Every year, Grounded has the honor of hosting a graduate student from the University of Pittsburgh School of Social Work in the Community, Organization, and Social Action Specialization. While this year has looked much different than in previous years, we have had the pleasure of adding Philip Lawson to our team. Check out his reflection from his first semester at Grounded! Thank you, Philip, for the love, care, and attention that you bring to our work!

Philip and Grandma Bev clear an overgrown vacant lot near Westinghouse Academy. Photo by Steve Mellon, Pittsburgh Post-Gazette.
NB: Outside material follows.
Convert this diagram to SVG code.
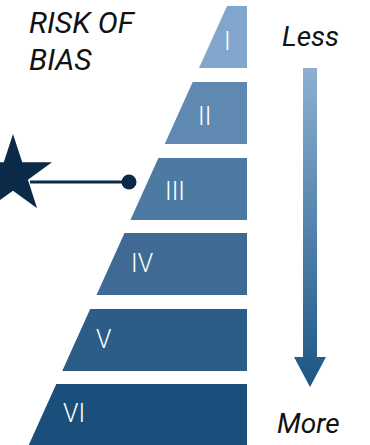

Reflection On My First Semester at Grounded

While I still have a lot to learn about the world around me and the profession that I am soon to enter, I do not believe that I am naïve or misguided for saying that the word “radical” or the term “living radically” is currently met with a negative connotation. Maybe that’s for good reason. Radical misinformation and radical hatred have brought our nation to a tipping point. And the figureheads that benefit from systems that oppress, neglect, and abuse insist that folks challenging the status quo by means of protesting, demanding accountability, and calling for policy change are “radicals,” themselves. But I’m here to say that the term “radical,” and the act of living radically needs to be harnessed and reclaimed as a tool for healing, compassion, and ultimately, change.

This semester, I’ve studied as a vacant land stewardship intern in the Homewood-Brushton neighborhood of Pittsburgh, Pennsylvania. And with the help of Grounded Strategies, I have been afforded agency to work…radically. I’ve coordinated volunteer workdays with CommunityCare stewards, I’ve broken bread and painted “kindness rocks,” and I’ve cleared countless litter and debris. With every callous, a reminder that this “radical” way of living only helps ease the frustration of a community that’s been historically disenfranchised and disinvested from. With every drop of a shovel or stroke of a paintbrush, I’ve seen unimaginable beauty and joy in folks knowing how they’d like to repurpose vacant spaces in their community – and then doing it. For the sake of their holistic wellbeing, for the sake of their art, for their ability to network, and for the sake of their education and storytelling. If folks finding a way the sustain processes such as these in a world gone mad is not a miracle – then I don’t know what is.

Philip works alongside a volunteer to spruce up a green space in Wilkinsburg.

This year we’ve lost the luxury of traveling freely, and we’ve lost the ability to engage naturally in our communities. We’ve lost jobs and we’ve lost friends and family members. It feels as though tension, anxiety and despair have seeped into the air we breathe just like the elements needed to survive as earthly beings. It’s for this reason that I say — for the remainder of 2020 and beyond, why not work radically so that marginalized communities can experience life equitably? Why not love without hesitation, compromise, or bias? Why not listen to understand and not to respond? Why not make daily investments in your own life for a future without intergenerational poverty, hunger, and barriers to healthcare and education? It’s more feasible than you’d think.